Gisteren haalden we de planten voor de haaguitbreiding op bij de kwekerij. Die aanplant had in het najaar al moeten gebeuren maar het bedrijf dat het zou doen liet niets van zich horen tot, na aandringen, in december een mailtje van 'jaja sorry maar nu echt binnenkort' en daarna weer doodse stilte, tot R zei 'dan doen we het zelf wel, die paar planten heb ik er in twee uur in'.
We bezochten een paar bedrijven. Bij het eerste was het zo'n zootje dat we ons snel uit de voeten maakten voordat er iemand zou opdagen die ons kon aanklampen. Bij het tweede was er niets in voorraad, en bij het derde slaagden we. Het was ook nog veel dichterbij dan we hadden ingeschat. Dus wij naar huis met 60 planten achterin de auto.
Dat betekent 60 gaten graven. Groot werk. Een deel ging redelijk vlot maar er waren ook gaten waarbij het pikhouweel eraan te pas moest komen. Grote stenen en keihard aangereden ondergrond. Vervelend graven in de motregen en wind maar die kale wortels moeten meteen de grond in anders drogen ze uit. Vandaag viel het mee en de laatste tien stuks, budleia's en jasmijnen in pot, gingen er vlot in. Klaar. Nu kan het groeien.

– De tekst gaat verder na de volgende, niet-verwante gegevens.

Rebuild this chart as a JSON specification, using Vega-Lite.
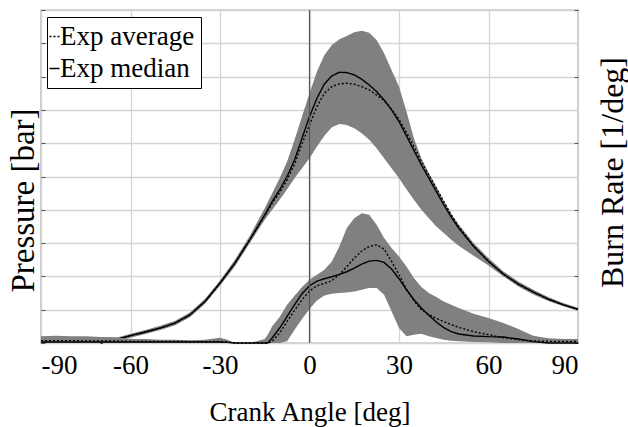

Intussen zat ik binnen en naaide knopen aan, verbouwde een schort, bakte cake en tornde kriebelende etiketten uit T-shirt-zijnaden. Allemaal klein werk. Ik moet weer een dag kalmaan doen na de injectie in mijn andere knie. Maar sowieso zou ik dat grote werk niet kunnen. Geen kraakbeen in de knieën om de schop stevig de grond in te rammen en te weinig spieren om het pikhouweel te hanteren. R moet dat allemaal alleen doen, al had hij wel gezelschap van Océ, die onder het vogelvoerhuisje gevallen vogelvoer zit te eten.
Maar ik heb wel weer aanmaakhoutjes gehakt. Dat lukt me wel.